Proceeding with caution
Last week, Newsday reported that Mamdani, despite his soaring promises to govern "expansively and audaciously," is proceeding incrementally and cautiously so far in his first three months in office. He has left much of his predecessor Eric Adams' NYPD policies intact.
Creating a new, bona fide city department would require the acquiescence of the City Council. A bill to create a Department of Community Safety has only 28 sponsors, short of what would be needed to overcome any apprehension of the council speaker, Julie Menin.
Rendy Desamours, a spokesperson for Menin, said she supports the idea of having the police respond to fewer mental health calls but is awaiting details from the administration on what a department would look like and hasn’t taken a position on the legislation.
"The speaker believes that NYPD officers are asked to take on too much responsibility and supports lessening the reliance on officers to respond to mental health calls," Desamours said. "She will thoroughly review proposals aimed at safely achieving that goal."
Because Mamdani is creating only a mayoral office, rather than a full city department, a future mayor could shut it down.
Unanswered questions
The office’s creation was motivated in part by NYPD killings of mentally troubled people in crisis, which Mamdani criticized during his insurgent run for mayor last year.
Earlier this week, NYPD Commissioner Jessica Tisch estimated about 2% of calls would be taken from police.
Liz Glazer, the deputy secretary for public safety under Gov.
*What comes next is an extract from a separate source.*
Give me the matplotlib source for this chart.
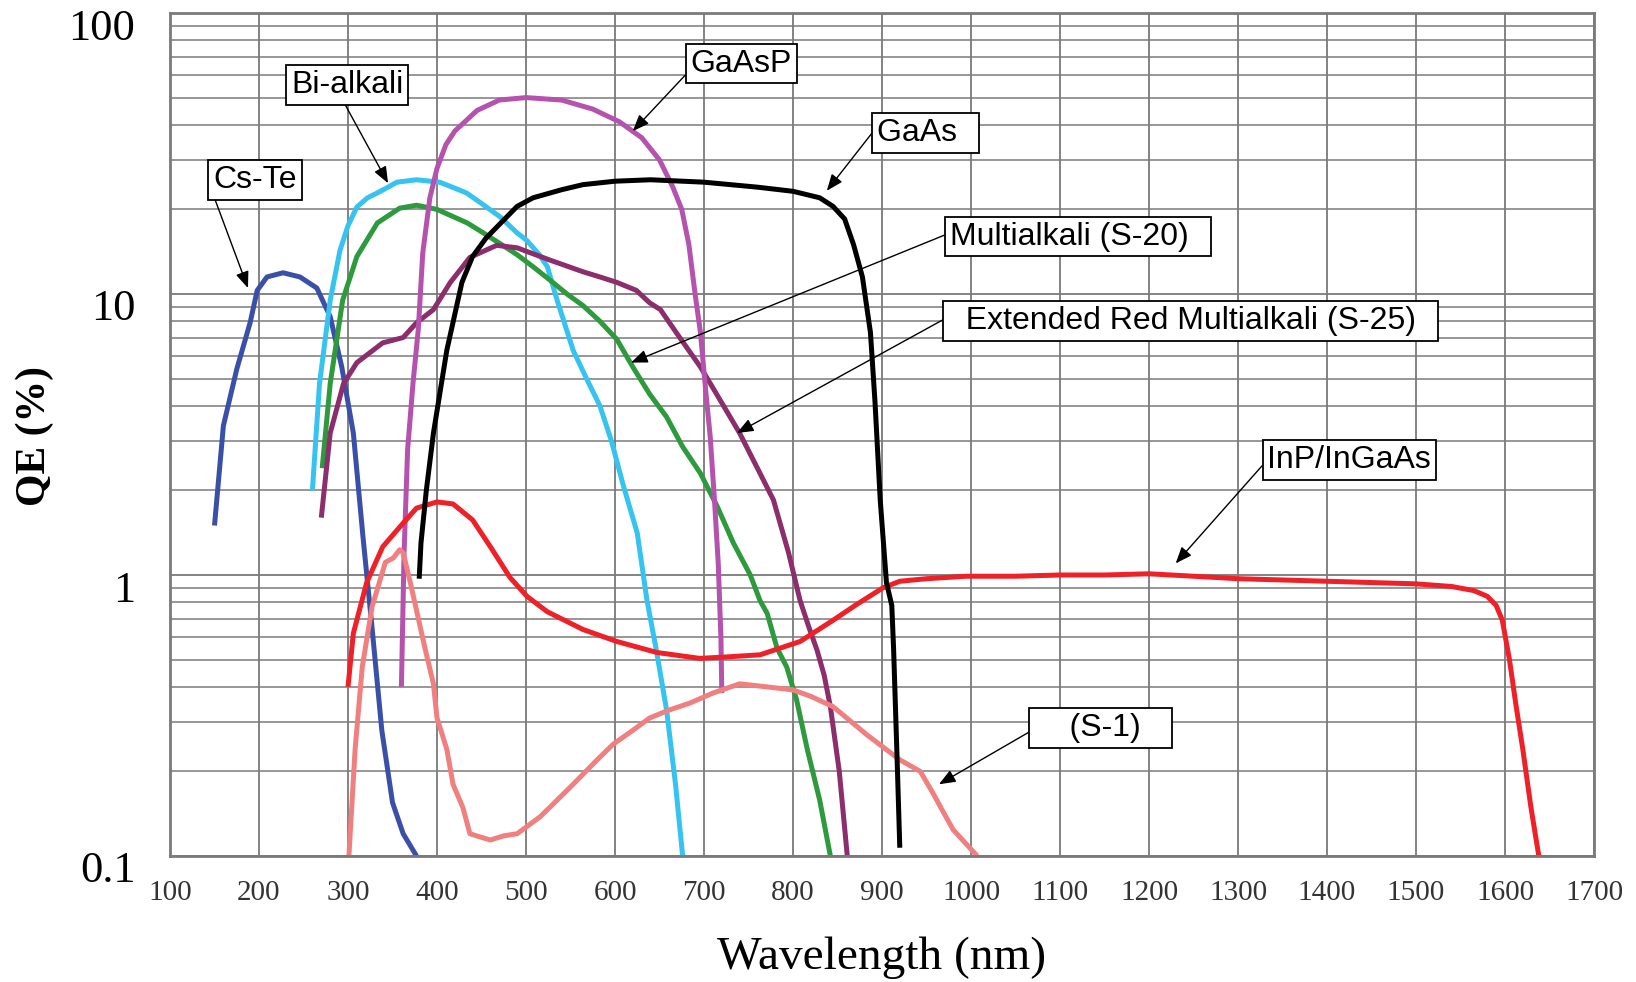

Andrew M. Cuomo and Mayor Bill de Blasio’s director of the Mayor’s Office of Criminal Justice, said the new office is in extraordinarily capable hands but there are unanswered questions: How many more 911 calls reporting mental crises will be directed to civilians instead of the police? Will there be a change in how those calls are triaged? What do civilian responders do once arriving on the scene? And, she noted that the city’s civilian response program — called B-HEARD — is to remain under the FDNY, not Mamdani’s community safety office.
"It’s going to need a lot of work because right now it’s really just an amalgam of other offices," Glazer said. "It’s not clear exactly what the goal is. What does success like look for this collection of offices, which are simply being collected from around the city and being put under one umbrella?"
Jumaane Williams, the city’s elected public advocate, urged patience for the new office.
"We’ll have plenty of people in hysterics saying this will destroy the city somehow. I’ve been around. I’ve heard that every single time we’ve taken a step forward," he said. "There will be some mistakes. That happens everywhere. It happens in the police department. And I never hear people saying, let’s — well, I do hear some people — but most are not saying, let’s dismantle the police department."